Prof. Dr. rer. nat Yudi Rosandi, S.Si., M.Si

Calon Promotor Padjadjaran Excellence Fastrack Scholarship Tahun 2021

Nama Lengkap : Prof. Dr. rer. nat Yudi Rosandi, S.Si., M.Si


Bidang Keahlian : Geofisika

Scopus Author ID : 12781959300

Prodi S2 Calon Mahasiswa: Fisika/MIPA

Prodi S3 Calon Mahasiswa: Kimia/MIPA

Judul Penelitian yang Ditawarkan:
Analisis komputasi terhadap koagulasi debu kosmik silika: Kajian geofisika dan geokimia proses pembentukan protoplanet

Computational analysis on silicate cosmic dust coagulation: Geophysical and Geochemical study on protoplanet formation processes

Cosmic dust coagulation is an important process in the early stage of protoplanet formation. The collisions of such dust continuously occur in a protoplanetary disk, the birthplace of a young solar system. Albeit a common mechanism, the process is far from simple. The molecular configuration of dust particles plays a decisive role in the formation of larger objects, from nanometer size to micrometer, and hence coagulates to a macroscopically large object.
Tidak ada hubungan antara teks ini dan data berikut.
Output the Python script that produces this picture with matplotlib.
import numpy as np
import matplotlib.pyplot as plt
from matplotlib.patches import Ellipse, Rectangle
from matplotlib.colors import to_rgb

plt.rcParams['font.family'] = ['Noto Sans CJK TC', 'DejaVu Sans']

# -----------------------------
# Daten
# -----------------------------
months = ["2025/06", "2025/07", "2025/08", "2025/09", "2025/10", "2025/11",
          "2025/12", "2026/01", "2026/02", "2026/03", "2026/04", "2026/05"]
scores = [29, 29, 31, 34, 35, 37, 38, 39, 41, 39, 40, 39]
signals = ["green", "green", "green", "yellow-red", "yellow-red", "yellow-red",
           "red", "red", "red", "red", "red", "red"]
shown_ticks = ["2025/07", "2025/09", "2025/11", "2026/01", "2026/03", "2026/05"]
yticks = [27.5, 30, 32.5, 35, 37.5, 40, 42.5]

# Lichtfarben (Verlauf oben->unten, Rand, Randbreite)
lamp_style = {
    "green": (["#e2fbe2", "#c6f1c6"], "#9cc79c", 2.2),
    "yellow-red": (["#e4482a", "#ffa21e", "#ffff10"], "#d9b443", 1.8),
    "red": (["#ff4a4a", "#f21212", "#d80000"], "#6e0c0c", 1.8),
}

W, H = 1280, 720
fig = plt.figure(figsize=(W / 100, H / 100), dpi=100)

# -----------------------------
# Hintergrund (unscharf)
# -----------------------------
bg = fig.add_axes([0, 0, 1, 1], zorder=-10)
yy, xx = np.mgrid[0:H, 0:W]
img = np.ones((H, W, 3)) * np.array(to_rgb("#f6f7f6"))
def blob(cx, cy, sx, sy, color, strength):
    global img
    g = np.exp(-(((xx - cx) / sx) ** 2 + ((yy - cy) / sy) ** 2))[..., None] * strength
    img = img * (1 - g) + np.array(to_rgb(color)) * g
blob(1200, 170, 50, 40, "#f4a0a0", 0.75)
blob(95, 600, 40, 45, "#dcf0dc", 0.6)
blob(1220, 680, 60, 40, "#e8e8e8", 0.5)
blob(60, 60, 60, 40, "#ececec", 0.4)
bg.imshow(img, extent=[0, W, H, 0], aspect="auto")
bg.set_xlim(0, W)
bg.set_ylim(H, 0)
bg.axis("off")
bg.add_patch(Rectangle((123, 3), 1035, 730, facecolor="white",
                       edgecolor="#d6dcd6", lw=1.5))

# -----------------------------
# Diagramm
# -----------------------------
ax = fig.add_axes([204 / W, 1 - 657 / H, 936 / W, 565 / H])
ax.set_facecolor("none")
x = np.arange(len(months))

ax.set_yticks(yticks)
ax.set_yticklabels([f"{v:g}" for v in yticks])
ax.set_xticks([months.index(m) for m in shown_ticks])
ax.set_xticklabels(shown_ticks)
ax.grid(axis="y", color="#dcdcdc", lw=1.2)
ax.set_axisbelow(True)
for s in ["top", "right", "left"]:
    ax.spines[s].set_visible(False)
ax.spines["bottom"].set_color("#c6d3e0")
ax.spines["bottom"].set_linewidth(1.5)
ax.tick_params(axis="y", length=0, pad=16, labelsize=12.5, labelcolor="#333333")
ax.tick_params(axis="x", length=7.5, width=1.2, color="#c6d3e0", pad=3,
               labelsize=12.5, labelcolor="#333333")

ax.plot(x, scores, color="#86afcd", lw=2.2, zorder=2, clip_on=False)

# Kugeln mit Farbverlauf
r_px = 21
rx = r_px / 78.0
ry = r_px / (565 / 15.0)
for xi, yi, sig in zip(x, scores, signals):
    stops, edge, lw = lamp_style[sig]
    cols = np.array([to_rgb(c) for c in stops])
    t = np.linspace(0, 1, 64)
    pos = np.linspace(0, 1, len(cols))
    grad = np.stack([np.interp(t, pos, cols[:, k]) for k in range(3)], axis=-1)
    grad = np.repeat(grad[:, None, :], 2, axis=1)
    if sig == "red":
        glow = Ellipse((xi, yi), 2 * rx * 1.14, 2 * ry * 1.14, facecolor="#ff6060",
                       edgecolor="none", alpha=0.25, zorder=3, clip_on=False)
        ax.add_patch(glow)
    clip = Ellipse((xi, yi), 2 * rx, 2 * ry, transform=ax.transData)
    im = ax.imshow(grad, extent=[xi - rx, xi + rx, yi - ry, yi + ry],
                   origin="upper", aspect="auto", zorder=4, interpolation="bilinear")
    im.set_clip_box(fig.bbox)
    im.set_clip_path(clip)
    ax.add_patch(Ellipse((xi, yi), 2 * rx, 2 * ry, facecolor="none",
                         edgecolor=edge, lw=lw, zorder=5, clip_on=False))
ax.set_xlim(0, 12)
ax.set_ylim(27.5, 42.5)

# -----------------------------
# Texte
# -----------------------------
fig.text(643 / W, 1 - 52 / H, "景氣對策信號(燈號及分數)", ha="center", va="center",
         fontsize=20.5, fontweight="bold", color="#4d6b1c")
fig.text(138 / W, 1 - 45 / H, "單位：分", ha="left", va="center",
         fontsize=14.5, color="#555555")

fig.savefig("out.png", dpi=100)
In the light of collision physics, the range of energy can be identified as the colagulating energy, where two objects stick together after collision and the non-coagulating ones where the objects rebound each other, even fragmented after the collision. In the atomic view, the event is driven by the interaction between the constituted atoms, beside the kinetic energy of the dust particles. Since the collision of dust particles is hard to be observed directly, a computational model may shed light on the detailed mechanism. Study on the protoplanet formation falls into several categories, relating to the size scale under consideration. In the macroscopic point of view, one can take elasticity theory as the base of its analysis. At the microscopic level, the interaction between the building blocks of a planetary rock determines the process. One may choose the granular mechanics as tools to get insights into the accretion mechanism. At a smaller scale, such as atomistic view of the collision phenomena, the atomic and molecular interaction plays an important role in coagulation mechanism. All of these methods can be corroborated in order to obtain a complete view of the multiscale mechanism of planet formation, hence the history of planetary objects can be well understood. In this proposed research we apply the molecular dynamics method to simulate the coagulation of silica dust particles induced by energetic collision. Silica clusters are considered to represent the main component that builds up the rocky protoplanetary object. Due to the limitation of computation size, the clusters are chosen of several hundreds of nanometers, containing about several millions of atoms (Si and O).